ASU A.D. Anderson: New fee gives students more ownership of Sun Devil athletics
Apr 9, 2014, 8:28 PM | Updated: 8:51 pm
A lot has been made of a new $150 fee that will be imposed on Arizona State University students to help fund the athletic department.
“The thing that is really most positive about that is the students themselves were a big part of advocating for that,” ASU athletic director Ray Anderson told the Dan Bickley Show with Vince Marotta on Arizona Sports 98.7 FM Wednesday. “Because they know that in exchange for that, they will now have a significant say in the things that they would like to see in terms of the amenities that will benefit them.”
It will also benefit ASU, who will now have more money coming into its athletic department.
“They know that their support will help with facilities and amenities and the ability to market and do things more creatively that hopefully, at the end of the day, will give them a better experience not just in the football arena, but in everything they do and touch related to inter-collegiate athletics,” Anderson said. “It really is a win-win.”
Arizona State is not the only school to institute a fee of this nature.
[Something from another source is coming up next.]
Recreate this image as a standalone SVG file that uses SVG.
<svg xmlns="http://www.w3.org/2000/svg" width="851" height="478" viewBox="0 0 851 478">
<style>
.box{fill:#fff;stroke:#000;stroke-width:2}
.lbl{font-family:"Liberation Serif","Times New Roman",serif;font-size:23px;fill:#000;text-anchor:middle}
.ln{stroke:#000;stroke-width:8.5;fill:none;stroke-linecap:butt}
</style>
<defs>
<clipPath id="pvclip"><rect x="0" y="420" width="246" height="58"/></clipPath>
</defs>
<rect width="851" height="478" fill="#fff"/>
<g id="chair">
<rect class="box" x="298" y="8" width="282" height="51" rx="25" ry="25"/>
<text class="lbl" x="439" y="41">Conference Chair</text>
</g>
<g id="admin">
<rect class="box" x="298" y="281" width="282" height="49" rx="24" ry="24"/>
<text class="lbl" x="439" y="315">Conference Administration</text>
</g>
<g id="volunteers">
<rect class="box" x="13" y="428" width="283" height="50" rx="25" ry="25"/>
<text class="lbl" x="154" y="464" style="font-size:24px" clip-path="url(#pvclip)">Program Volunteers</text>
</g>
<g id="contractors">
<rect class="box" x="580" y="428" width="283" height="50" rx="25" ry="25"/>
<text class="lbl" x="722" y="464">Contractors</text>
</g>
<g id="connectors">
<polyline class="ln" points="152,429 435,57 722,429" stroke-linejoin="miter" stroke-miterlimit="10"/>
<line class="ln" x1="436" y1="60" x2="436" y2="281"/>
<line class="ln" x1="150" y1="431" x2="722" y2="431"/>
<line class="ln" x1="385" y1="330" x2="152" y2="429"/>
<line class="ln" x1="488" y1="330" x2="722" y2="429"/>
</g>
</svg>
In fact, a good portion of the Pac-12’s schools already have something similar in place.
“This isn’t unique to us,” Anderson said. “It’s actually more the norm than the exception. We are, frankly, catching up.”
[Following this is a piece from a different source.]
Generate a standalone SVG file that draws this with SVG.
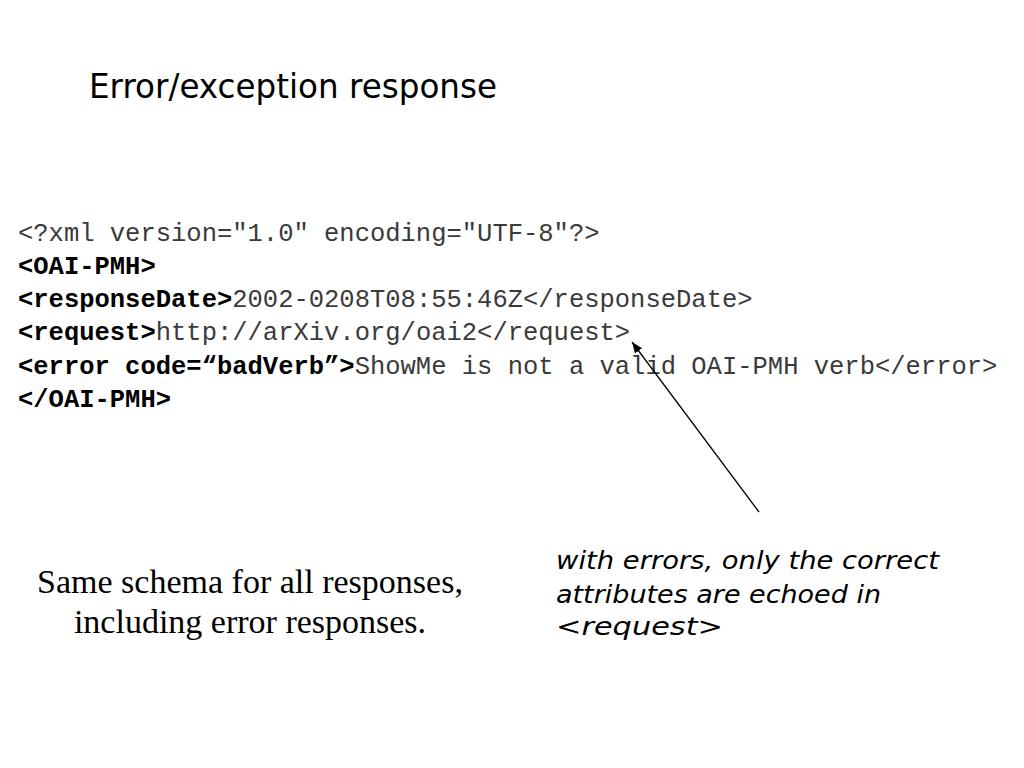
<svg xmlns="http://www.w3.org/2000/svg" width="1024" height="768" viewBox="0 0 1024 768">
<defs>
<style>
.title{font-family:"DejaVu Sans","Noto Sans",sans-serif;font-size:34px;fill:#000}
.code{font-family:"Liberation Mono","Courier New",monospace;font-size:25.5px;fill:#3a3a3a}
.b{font-weight:bold;fill:#000}
.note{font-family:"DejaVu Sans","Noto Sans",sans-serif;font-style:italic;font-size:25px;fill:#000}
.serif{font-family:"Liberation Serif","Times New Roman",serif;font-size:34px;fill:#000;text-anchor:middle}
.conn{stroke:#000;stroke-width:1.3;fill:none}
</style>
<marker id="arr" viewBox="0 0 10 10" refX="10" refY="5" markerWidth="11" markerHeight="11" markerUnits="userSpaceOnUse" orient="auto">
<path d="M0,1 L10,5 L0,9 z" fill="#000"/>
</marker>
</defs>
<rect width="1024" height="768" fill="#fff"/>
<g id="title">
<text class="title" x="89" y="98" textLength="408" lengthAdjust="spacingAndGlyphs">Error/exception response</text>
</g>
<g id="code">
<text class="code" x="18" y="241">&lt;?xml version="1.0" encoding="UTF-8"?&gt;</text>
<text class="code b" x="18" y="274">&lt;OAI-PMH&gt;</text>
<text class="code" x="18" y="307"><tspan class="b">&lt;responseDate&gt;</tspan>2002-0208T08:55:46Z&lt;/responseDate&gt;</text>
<text class="code" x="18" y="340"><tspan class="b">&lt;request&gt;</tspan>http://arXiv.org/oai2&lt;/request&gt;</text>
<text class="code" x="18" y="374"><tspan class="b">&lt;error code=“badVerb”&gt;</tspan>ShowMe is not a valid OAI-PMH verb&lt;/error&gt;</text>
<text class="code b" x="18" y="407">&lt;/OAI-PMH&gt;</text>
</g>
<g id="connectors">
<line class="conn" x1="759" y1="512" x2="632" y2="342" marker-end="url(#arr)"/>
</g>
<g id="note">
<text class="note" x="556" y="569" textLength="383" lengthAdjust="spacingAndGlyphs">with errors, only the correct</text>
<text class="note" x="556" y="603" textLength="325" lengthAdjust="spacingAndGlyphs">attributes are echoed in</text>
<text class="note" x="556" y="635" textLength="167" lengthAdjust="spacingAndGlyphs">&lt;request&gt;</text>
</g>
<g id="summary">
<text class="serif" x="250" y="593">Same schema for all responses,</text>
<text class="serif" x="250" y="633">including error responses.</text>
</g>
</svg>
The first-year A.D. added that what this does is ultimately give the student body a feeling of partnership with the athletic department, as now they will now be more invested in what all of the school’s teams are doing.
“If you have already paid a student fee, then hopefully that will encourage them to say, ‘You know what, let’s not just go to football and basketball; let’s go see the softball and the tennis and the track and field and the sand volleyball and the swimming and diving. Hell, we’re making an investment in our student athlete and our athletic department, let’s go take advantage of it.'”
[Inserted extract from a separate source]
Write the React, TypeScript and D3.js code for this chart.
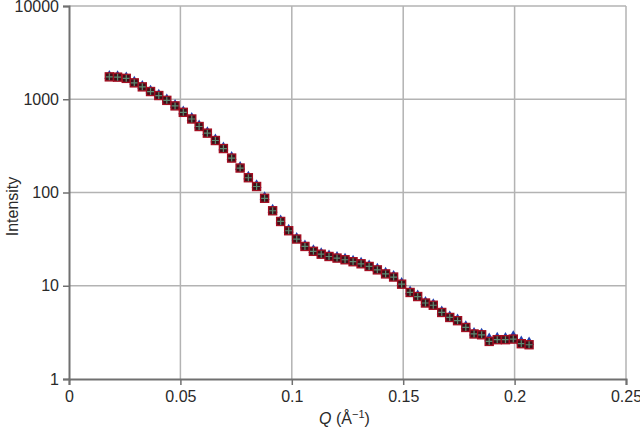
import React, { useEffect, useRef } from 'react';
import * as d3 from 'd3';

// scattering vector Q (1/Å)
const qValues = [
  0.0181, 0.0218, 0.0257, 0.0293, 0.0329, 0.0366, 0.0403, 0.0439, 0.0476, 0.0513,
  0.0551, 0.0584, 0.0621, 0.0657, 0.0693, 0.073, 0.0768, 0.0805, 0.0842, 0.0878,
  0.0914, 0.095, 0.0986, 0.1022, 0.1059, 0.1097, 0.1132, 0.1167, 0.1203, 0.1239,
  0.1275, 0.1311, 0.1347, 0.1384, 0.1421, 0.1457, 0.1493, 0.1531, 0.1565, 0.16,
  0.1635, 0.1673, 0.1709, 0.1744, 0.1781, 0.1818, 0.1852, 0.1886, 0.1922, 0.1959,
  0.1994, 0.203, 0.2065,
];

// measured intensity (squares)
const intensityA = [
  1738, 1726, 1675, 1499, 1358, 1210, 1096, 973, 849, 724,
  614, 510, 433, 361, 296, 234, 183, 144, 116, 86.7,
  63.7, 48.9, 38.9, 31.7, 26.4, 23.4, 21.8, 20.6, 19.8, 19.0,
  18.1, 17.2, 16.1, 14.8, 13.4, 12.4, 10.4, 8.47, 7.66, 6.53,
  6.18, 5.17, 4.57, 4.22, 3.57, 3.04, 2.98, 2.53, 2.64, 2.64,
  2.68, 2.39, 2.33,
];

// second data set (triangles)
const intensityB = [
  1740, 1728, 1680, 1505, 1360, 1212, 1098, 975, 851, 726,
  616, 512, 434, 362, 297, 235, 184, 145, 117, 87.0,
  64.0, 49.1, 39.0, 31.8, 26.5, 23.5, 21.9, 20.7, 19.9, 19.1,
  18.2, 17.3, 16.2, 14.9, 13.5, 12.5, 10.5, 8.5, 7.7, 6.56,
  6.2, 5.2, 4.6, 4.25, 3.6, 3.06, 3.0, 2.66, 2.72, 2.7,
  2.82, 2.48, 2.42,
];

const xTicks = [0, 0.05, 0.1, 0.15, 0.2, 0.25];
const yTicks = [1, 10, 100, 1000, 10000];

const App: React.FC = () => {
  const chartRef = useRef<SVGSVGElement | null>(null);

  useEffect(() => {
    if (!chartRef.current) return;
    const width = 640;
    const height = 433;
    const margin = { top: 6, right: 14, bottom: 54, left: 69 };
    const innerW = width - margin.left - margin.right;
    const innerH = height - margin.top - margin.bottom;

    const svg = d3.select(chartRef.current);
    svg.selectAll('*').remove();
    svg.attr('width', width).attr('height', height);

    const font = '"Liberation Sans", Arial, sans-serif';

    const x = d3.scaleLinear().domain([0, 0.25]).range([0, innerW]);
    const y = d3.scaleLog().domain([1, 10000]).range([innerH, 0]);

    const g = svg.append('g').attr('transform', `translate(${margin.left},${margin.top})`);

    // gridlines
    g.selectAll('.vgrid')
      .data(xTicks.slice(1))
      .enter().append('line')
      .attr('x1', d => x(d)).attr('x2', d => x(d))
      .attr('y1', 0).attr('y2', innerH)
      .attr('stroke', '#b3b3b3').attr('stroke-width', 1.5);
    g.selectAll('.hgrid')
      .data(yTicks.slice(1))
      .enter().append('line')
      .attr('x1', 0).attr('x2', innerW)
      .attr('y1', d => y(d)).attr('y2', d => y(d))
      .attr('stroke', '#b3b3b3').attr('stroke-width', 1.5);

    // axes
    const xAxis = g.append('g')
      .attr('transform', `translate(0,${innerH})`)
      .call(d3.axisBottom(x).tickValues(xTicks).tickSize(6).tickPadding(6)
        .tickFormat(d => String(d)));
    const yAxis = g.append('g')
      .call(d3.axisLeft(y).tickValues(yTicks).tickSize(6).tickPadding(4)
        .tickFormat(d => String(d)));
    [xAxis, yAxis].forEach(a => {
      a.select('.domain').attr('stroke', '#707070').attr('stroke-width', 2);
      a.selectAll('.tick line').attr('stroke', '#707070').attr('stroke-width', 1.5);
      a.selectAll('.tick text')
        .attr('fill', '#2a2a2a')
        .style('font-family', font)
        .style('font-size', '16px');
    });

    // triangles (behind)
    const triPath = d3.symbol().type(d3.symbolTriangle).size(44)();
    g.selectAll('.tri')
      .data(qValues)
      .enter().append('path')
      .attr('d', triPath)
      .attr('transform', (d, i) => `translate(${x(d)},${y(intensityB[i]) - 1})`)
      .attr('fill', '#1f3fae');

    // squares with plus
    const pts = g.selectAll('.pt')
      .data(qValues)
      .enter().append('g')
      .attr('transform', (d, i) => `translate(${x(d)},${y(intensityA[i])})`);
    pts.append('rect')
      .attr('x', -4).attr('y', -4)
      .attr('width', 8).attr('height', 8)
      .attr('fill', '#3e0f19')
      .attr('stroke', '#a30f22').attr('stroke-width', 1.4);
    pts.append('path')
      .attr('d', 'M-3.5,0H3.5M0,-3.5V3.5')
      .attr('stroke', '#5b8a70').attr('stroke-width', 1.2);

    // axis titles
    svg.append('text')
      .attr('transform', `translate(12,${margin.top + innerH / 2 + 14}) rotate(-90)`)
      .attr('text-anchor', 'middle')
      .attr('dy', '0.35em')
      .style('font-family', font)
      .style('font-size', '16px')
      .attr('fill', '#2a2a2a')
      .text('Intensity');

    const title = svg.append('text')
      .attr('x', margin.left + innerW / 2 - 3)
      .attr('y', 424)
      .attr('text-anchor', 'middle')
      .style('font-family', font)
      .style('font-size', '16px')
      .attr('fill', '#2a2a2a');
    title.append('tspan').style('font-style', 'italic').text('Q');
    title.append('tspan').text(' (Å');
    title.append('tspan').attr('dy', -6).style('font-size', '11px').text('−1');
    title.append('tspan').attr('dy', 6).text(')');
  }, []);

  return <svg ref={chartRef} style={{ position: 'absolute', left: 0, top: 0 }}></svg>;
};

export default App;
Anderson said the hope is that that will be one of the fees positive effects, and that the students, when discussions of the fee were going on, seemed excited to help market and support all of the school’s sports.
“I, as an incoming athletic director, I was floored by that excitement and enthusiasm,” Anderson said.
Of course, whenever a tax of sorts is levied — especially for something that not everyone will benefit from — there is always the chance that there will be some upset people.
After all, it does not matter if you care about the athletic department or not, you’re paying anyway.
That’s perhaps why not all schools have enacted such a fee, including the University of Arizona, where the school’s A.D. Greg Byrne has said the school has chosen not to do it.
But Anderson said the fee, which passed with help from the school’s student government, has not been met with animosity or anger.
“Our students are supportive of it and as long as the ASU students, who are really the stakeholders, have supported it, really that is what is important,” he said. “We can show that this is the norm in most athletic departments, not the exception.
“So the fact that some schools would choose to not do this and do it another way, that’s their prerogative. But we don’t expect anything from our students but positive because they were a big part of leading the charge.”